Figure scripts:
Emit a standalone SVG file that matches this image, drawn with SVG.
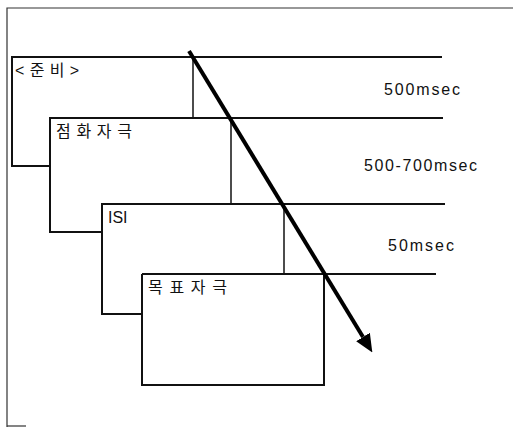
<svg xmlns="http://www.w3.org/2000/svg" width="513" height="428" viewBox="0 0 513 428">
<defs>
<style>
.frame{stroke:#333;stroke-width:1.2;fill:none}
.box{stroke:#111;stroke-width:2;fill:none}
.tick{stroke:#111;stroke-width:1.5;fill:none}
.lbl{font-family:"Liberation Sans","Noto Sans CJK KR",sans-serif;font-size:16px;fill:#111}
.dur{font-family:"Liberation Sans",Arial,sans-serif;font-size:16px;fill:#111}
</style>
<marker id="ah" markerUnits="userSpaceOnUse" markerWidth="18" markerHeight="18" refX="0" refY="8" orient="auto" viewBox="0 0 18 16">
<path d="M0,0 L18,8 L0,16 z" fill="#000"/>
</marker>
</defs>
<rect width="513" height="428" fill="#fff"/>
<g id="frame">
<path class="frame" d="M7,427 L7,8 L513,8"/>
<path class="frame" d="M7,426 L26,426"/>
</g>
<g id="node-prep">
<path class="box" d="M50,166 L12,166 L12,57 L442,57"/>
<path class="tick" d="M193,57 L193,118"/>
<text class="lbl" x="15" y="76" textLength="64" lengthAdjust="spacing">&lt;준비&gt;</text>
</g>
<g id="node-prime">
<path class="box" d="M102,232 L50,232 L50,118 L443,118"/>
<path class="tick" d="M231,118 L231,205"/>
<text class="lbl" x="56" y="137" textLength="76" lengthAdjust="spacing">점화자극</text>
</g>
<g id="node-isi">
<path class="box" d="M142,314 L102,314 L102,204 L445,204"/>
<path class="tick" d="M284,204 L284,274"/>
<text class="lbl" x="108" y="223" font-size="14">ISI</text>
</g>
<g id="node-target">
<path class="box" d="M142,274 L436,274"/>
<path class="box" d="M142,274 L142,385 L324,385 L324,274"/>
<text class="lbl" x="148" y="293" textLength="79" lengthAdjust="spacing">목표자극</text>
</g>
<g id="durations">
<text class="dur" x="384" y="95" textLength="76" lengthAdjust="spacing">500msec</text>
<text class="dur" x="364" y="171" textLength="113" lengthAdjust="spacing">500-700msec</text>
<text class="dur" x="388" y="251" textLength="66" lengthAdjust="spacing">50msec</text>
</g>
<g id="connectors">
<line x1="189" y1="51" x2="363" y2="337" stroke="#000" stroke-width="4" marker-end="url(#ah)"/>
</g>
</svg>
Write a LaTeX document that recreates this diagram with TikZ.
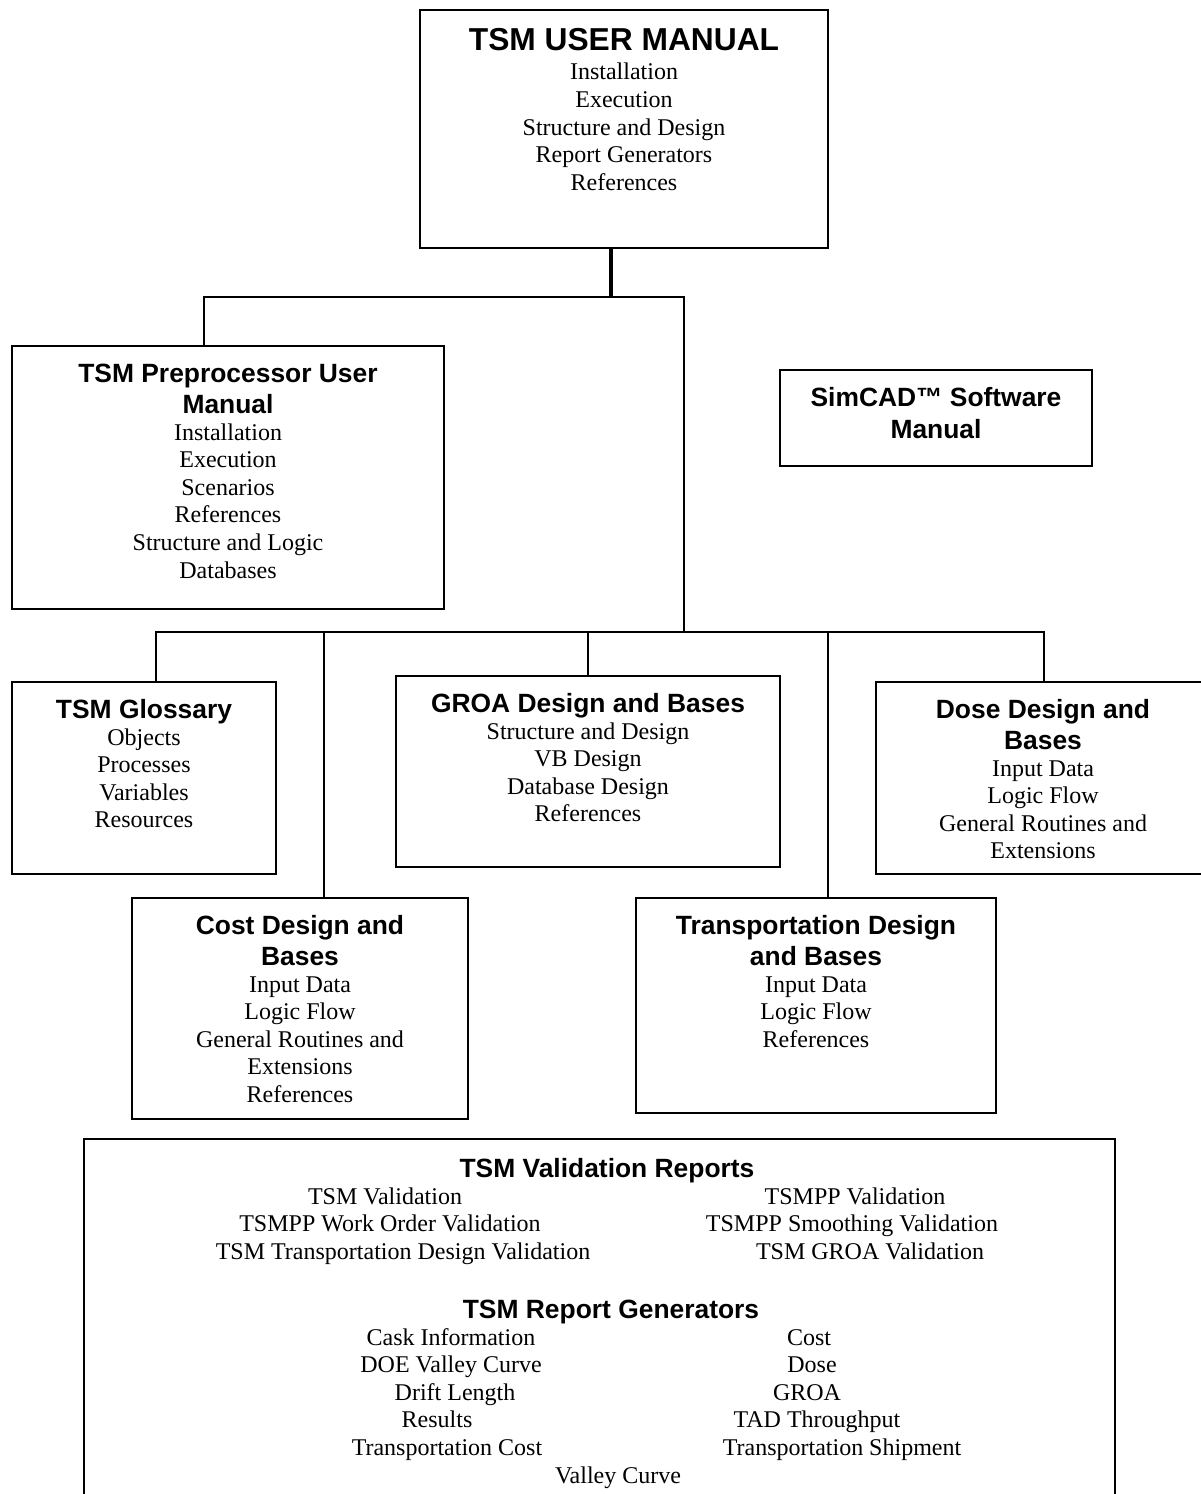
\documentclass[tikz,border=0pt]{standalone}
\usepackage{fontspec}
\setmainfont{Liberation Serif}
\setsansfont{Liberation Sans}

% rectangle given by its corners (x1,y1) and (x2,y2), in pixel units
\newcommand{\docbox}[5]{%
  \node[box, minimum width={(#4-#2)*0.75pt}, minimum height={(#5-#3)*0.75pt}] (#1) at (#2,#3) {};}

\begin{document}
\begin{tikzpicture}[x=0.75pt, y=-0.75pt,
  box/.style={draw, line width=1.5pt, inner sep=0pt, outer sep=0pt, anchor=north west},
  wire/.style={line width=1.4pt},
  trunk/.style={line width=2.6pt},
  bighead/.style={font=\fontsize{23.8}{28}\selectfont\sffamily\bfseries, anchor=base, inner sep=0pt},
  head/.style={font=\fontsize{19.8}{23.25}\selectfont\sffamily\bfseries, anchor=base, inner sep=0pt},
  item/.style={font=\fontsize{18}{20.7}\selectfont, anchor=base, inner sep=0pt}]

\useasboundingbox (0,0) rectangle (1201,1494);
\clip (0,0) rectangle (1201,1494);

% ---------- boxes ----------
\docbox{top}{420}{10}{828}{248}
\docbox{pre}{12}{346}{444}{609}
\docbox{sim}{780}{370}{1092}{466}
\docbox{glo}{12}{682}{276}{874}
\docbox{groa}{396}{676}{780}{867}
\docbox{dose}{876}{682}{1214}{874}
\docbox{cost}{132}{898}{468}{1119}
\docbox{trans}{636}{898}{996}{1113}
\docbox{val}{84}{1139}{1115}{1512}

% ---------- connectors ----------
\coordinate (jTop) at (611,297);
\coordinate (jPre) at (204,297);
\coordinate (jMid) at (684,297);
\coordinate (jRow) at (684,632);
\draw[trunk] (jTop |- top.south) -- (jTop);
\draw[wire] (jPre |- pre.north) -- (jPre) -- (jMid) -- (jRow);

\coordinate (cGlo) at (156,632);
\coordinate (cCost) at (324,632);
\coordinate (cGroa) at (588,632);
\coordinate (cTrans) at (828,632);
\coordinate (cDose) at (1044,632);
\draw[wire] (cGlo |- glo.north) -- (cGlo) -- (cDose) -- (cDose |- dose.north);
\draw[wire] (cCost) -- (cCost |- cost.north);
\draw[wire] (cGroa) -- (cGroa |- groa.north);
\draw[wire] (cTrans) -- (cTrans |- trans.north);

% ---------- texts ----------
\node[bighead] (top-t) at (624,51) {TSM USER MANUAL};
\foreach \s [count=\i] in {Installation,Execution,Structure and Design,Report Generators,References}
  \node[item] (top-\i) at (624,{80+(\i-1)*27.6}) {\s};

\node[head] (pre-t1) at (228,382) {TSM Preprocessor User};
\node[head] (pre-t2) at (228,413) {Manual};
\foreach \s [count=\i] in {Installation,Execution,Scenarios,References,Structure and Logic,Databases}
  \node[item] (pre-\i) at (228,{440+(\i-1)*27.6}) {\s};

\node[head] (sim-t1) at (936,406) {SimCAD™ Software};
\node[head] (sim-t2) at (936,438) {Manual};

\node[head] (glo-t) at (144,718) {TSM Glossary};
\foreach \s [count=\i] in {Objects,Processes,Variables,Resources}
  \node[item] (glo-\i) at (144,{745+(\i-1)*27.6}) {\s};

\node[head] (groa-t) at (588,712) {GROA Design and Bases};
\foreach \s [count=\i] in {Structure and Design,VB Design,Database Design,References}
  \node[item] (groa-\i) at (588,{739+(\i-1)*27.6}) {\s};

\node[head] (dose-t1) at (1043,718) {Dose Design and};
\node[head] (dose-t2) at (1043,749) {Bases};
\foreach \s [count=\i] in {Input Data,Logic Flow,General Routines and,Extensions}
  \node[item] (dose-\i) at (1043,{776+(\i-1)*27.6}) {\s};

\node[head] (cost-t1) at (300,934) {Cost Design and};
\node[head] (cost-t2) at (300,965) {Bases};
\foreach \s [count=\i] in {Input Data,Logic Flow,General Routines and,Extensions,References}
  \node[item] (cost-\i) at (300,{992+(\i-1)*27.6}) {\s};

\node[head] (trans-t1) at (816,934) {Transportation Design};
\node[head] (trans-t2) at (816,965) {and Bases};
\foreach \s [count=\i] in {Input Data,Logic Flow,References}
  \node[item] (trans-\i) at (816,{992+(\i-1)*27.6}) {\s};

% validation reports, two columns
\node[head] (val-t) at (607,1177) {TSM Validation Reports};
\node[item] (val-l1) at (385,1204) {TSM Validation};
\node[item] (val-l2) at (390,1231.6) {TSMPP Work Order Validation};
\node[item] (val-l3) at (403,1259.2) {TSM Transportation Design Validation};
\node[item] (val-r1) at (855,1204) {TSMPP Validation};
\node[item] (val-r2) at (852,1231.6) {TSMPP Smoothing Validation};
\node[item] (val-r3) at (870,1259.2) {TSM GROA Validation};

% report generators, two columns and a last centred line
\node[head] (gen-t) at (611,1318) {TSM Report Generators};
\node[item] (gen-l1) at (451,1345) {Cask Information};
\node[item] (gen-l2) at (451,1372.6) {DOE Valley Curve};
\node[item] (gen-l3) at (455,1400.2) {Drift Length};
\node[item] (gen-l4) at (437,1427.8) {Results};
\node[item] (gen-l5) at (447,1455.4) {Transportation Cost};
\node[item] (gen-r1) at (809,1345) {Cost};
\node[item] (gen-r2) at (812,1372.6) {Dose};
\node[item] (gen-r3) at (807,1400.2) {GROA};
\node[item] (gen-r4) at (817,1427.8) {TAD Throughput};
\node[item] (gen-r5) at (842,1455.4) {Transportation Shipment};
\node[item] (gen-c) at (618,1483) {Valley Curve};
\end{tikzpicture}
\end{document}
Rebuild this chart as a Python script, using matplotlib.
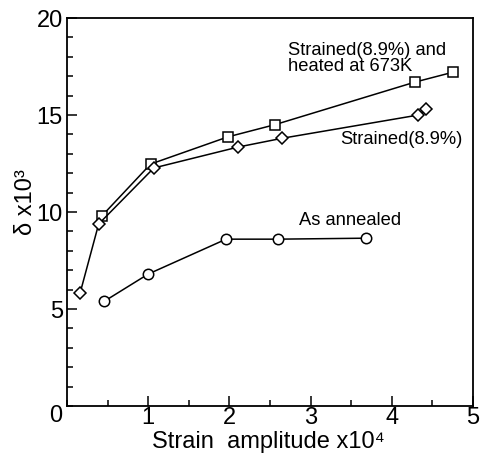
import matplotlib
matplotlib.use("Agg")
import matplotlib.pyplot as plt
from matplotlib.ticker import MultipleLocator

plt.rcParams['font.family'] = ['Liberation Sans', 'DejaVu Sans']

heated_x = [0.43, 1.03, 1.98, 2.56, 4.29, 4.75]
heated_y = [9.8, 12.47, 13.87, 14.5, 16.7, 17.2]
strained_x = [0.16, 0.39, 1.07, 2.11, 2.65, 4.33, 4.42]
strained_y = [5.8, 9.38, 12.27, 13.35, 13.8, 15.0, 15.3]
annealed_x = [0.46, 1.0, 1.96, 2.6, 3.68]
annealed_y = [5.4, 6.8, 8.6, 8.6, 8.65]

xticks = [1, 2, 3, 4, 5]
yticks = [5, 10, 15, 20]

fig = plt.figure(figsize=(4.82, 4.57), dpi=100)
ax = fig.add_axes([0.139, 0.1116, 0.842, 0.849])

kw = dict(color='black', lw=1.1, mfc='white', mec='black', mew=1.1)
ax.plot(heated_x, heated_y, marker='s', ms=6.8, **kw)
ax.plot(strained_x, strained_y, marker='D', ms=6.3, **kw)
ax.plot(annealed_x, annealed_y, marker='o', ms=7.5, **kw)

ax.set_xlim(0, 5)
ax.set_ylim(0, 20)
ax.xaxis.set_minor_locator(MultipleLocator(0.5))
ax.yaxis.set_minor_locator(MultipleLocator(1))
ax.set_xticks(xticks)
ax.set_xticklabels([str(v) for v in xticks])
ax.set_yticks(yticks)
ax.set_yticklabels([str(v) for v in yticks])
ax.tick_params(which='both', direction='in', top=False, right=False, width=1.1)
ax.tick_params(which='major', length=7, labelsize=17)
ax.tick_params(axis='x', which='major', pad=1)
ax.tick_params(axis='y', which='major', pad=3)
ax.tick_params(which='minor', length=4)
for s in ax.spines.values():
    s.set_linewidth(1.3)
fig.text(0.116, 0.09, '0', fontsize=17, ha='center', va='center')

ax.set_xlabel('Strain  amplitude x10⁴', fontsize=17)
ax.xaxis.set_label_coords(0.495, -0.064)
ax.set_ylabel('δ x10³', fontsize=17)
ax.yaxis.set_label_coords(-0.074, 0.525)

ax.text(2.72, 17.9, 'Strained(8.9%) and\nheated at 673K', fontsize=13.2,
        ha='left', va='center', linespacing=0.92)
ax.text(3.36, 13.75, 'Strained(8.9%)', fontsize=13.2, ha='left', va='center')
ax.text(2.86, 9.55, 'As annealed', fontsize=13.2, ha='left', va='center')

fig.savefig('out.png', dpi=100)
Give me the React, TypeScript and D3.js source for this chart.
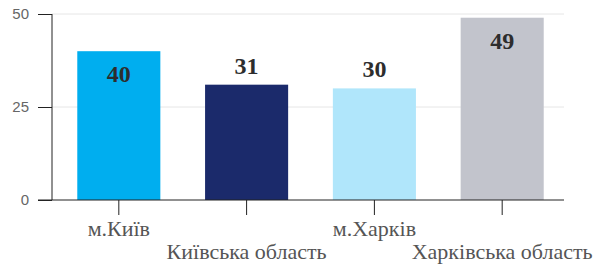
import React, { useEffect, useRef } from "react";
import * as d3 from "d3";

const width = 595;
const height = 264;
const margin = { top: 14, right: 31, bottom: 64, left: 52 };

const categories = ["м.Київ", "Київська область", "м.Харків", "Харківська область"];
const values = [40, 31, 30, 49];
const colors = ["#00aeef", "#1b2a6b", "#b0e6fb", "#c2c4cc"];
const yTicks = [0, 25, 50];

const App = () => {
  const ref = useRef<SVGSVGElement>(null);

  useEffect(() => {
    const svg = d3.select(ref.current);
    svg.selectAll("*").remove();

    const x = d3
      .scaleBand<string>()
      .domain(categories)
      .range([margin.left + 1, 568])
      .paddingInner(0.35)
      .paddingOuter(0.19);

    const y = d3
      .scaleLinear()
      .domain([0, 50])
      .range([height - margin.bottom, margin.top]);

    const right = width - margin.right;

    // grid
    svg
      .append("g")
      .selectAll("line")
      .data(yTicks.filter((t) => t > 0))
      .join("line")
      .attr("x1", margin.left)
      .attr("x2", right)
      .attr("y1", (d) => y(d))
      .attr("y2", (d) => y(d))
      .attr("stroke", "#e6e6e6")
      .attr("stroke-width", 1);

    // bars
    svg
      .append("g")
      .selectAll("rect")
      .data(values)
      .join("rect")
      .attr("x", (_, i) => x(categories[i])!)
      .attr("width", x.bandwidth())
      .attr("y", (d) => y(d))
      .attr("height", (d) => y(0) - y(d))
      .attr("fill", (_, i) => colors[i]);

    // value labels: inside the tall bars, above the short ones
    svg
      .append("g")
      .selectAll("text")
      .data(values)
      .join("text")
      .attr("x", (_, i) => x(categories[i])! + x.bandwidth() / 2)
      .attr("y", (d) => (d >= 35 ? y(d) + 31 : y(d) - 11))
      .attr("text-anchor", "middle")
      .attr("font-family", "'Liberation Serif', 'Times New Roman', serif")
      .attr("font-weight", "bold")
      .attr("font-size", 24)
      .attr("fill", "#2d2d2d")
      .text((d) => d);

    // y axis
    const yAxis = svg
      .append("g")
      .attr("transform", `translate(${margin.left},0)`)
      .call(d3.axisLeft(y).tickValues(yTicks).tickSize(14).tickPadding(9));
    yAxis.select(".domain").attr("stroke", "#222").attr("d", `M0,${y(0)}V${y(50)}`);
    yAxis.selectAll(".tick line").attr("stroke", "#222");
    yAxis
      .selectAll(".tick text")
      .attr("font-family", "'Liberation Sans', Arial, sans-serif")
      .attr("font-size", 15)
      .attr("fill", "#666");

    // x axis
    const xAxis = svg
      .append("g")
      .attr("transform", `translate(0,${y(0)})`)
      .call(d3.axisBottom(x).tickSize(15).tickSizeOuter(0));
    xAxis
      .select(".domain")
      .attr("stroke", "#222")
      .attr("d", `M${margin.left - 14},0H${right}`);
    xAxis.selectAll(".tick line").attr("stroke", "#222");
    xAxis
      .selectAll(".tick text")
      .attr("font-family", "'Liberation Serif', 'Times New Roman', serif")
      .attr("font-size", 22)
      .attr("fill", "#555")
      .attr("dy", null)
      .attr("y", (_, i) => (i % 2 === 0 ? 36 : 59));
  }, []);

  return <svg ref={ref} width={width} height={height} style={{ display: "block", position: "absolute", left: 0, top: 0 }} />;
};

export default App;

### Set task
Leave the pictures out and copy exactly the lines from the one with "Give me the" through the one with "i) => colors[i]);", nothing more.

### Solution for this problem
Give me the React, TypeScript and D3.js source for this chart.
import React, { useEffect, useRef } from "react";
import * as d3 from "d3";

const width = 595;
const height = 264;
const margin = { top: 14, right: 31, bottom: 64, left: 52 };

const categories = ["м.Київ", "Київська область", "м.Харків", "Харківська область"];
const values = [40, 31, 30, 49];
const colors = ["#00aeef", "#1b2a6b", "#b0e6fb", "#c2c4cc"];
const yTicks = [0, 25, 50];

const App = () => {
  const ref = useRef<SVGSVGElement>(null);

  useEffect(() => {
    const svg = d3.select(ref.current);
    svg.selectAll("*").remove();

    const x = d3
      .scaleBand<string>()
      .domain(categories)
      .range([margin.left + 1, 568])
      .paddingInner(0.35)
      .paddingOuter(0.19);

    const y = d3
      .scaleLinear()
      .domain([0, 50])
      .range([height - margin.bottom, margin.top]);

    const right = width - margin.right;

    // grid
    svg
      .append("g")
      .selectAll("line")
      .data(yTicks.filter((t) => t > 0))
      .join("line")
      .attr("x1", margin.left)
      .attr("x2", right)
      .attr("y1", (d) => y(d))
      .attr("y2", (d) => y(d))
      .attr("stroke", "#e6e6e6")
      .attr("stroke-width", 1);

    // bars
    svg
      .append("g")
      .selectAll("rect")
      .data(values)
      .join("rect")
      .attr("x", (_, i) => x(categories[i])!)
      .attr("width", x.bandwidth())
      .attr("y", (d) => y(d))
      .attr("height", (d) => y(0) - y(d))
      .attr("fill", (_, i) => colors[i]);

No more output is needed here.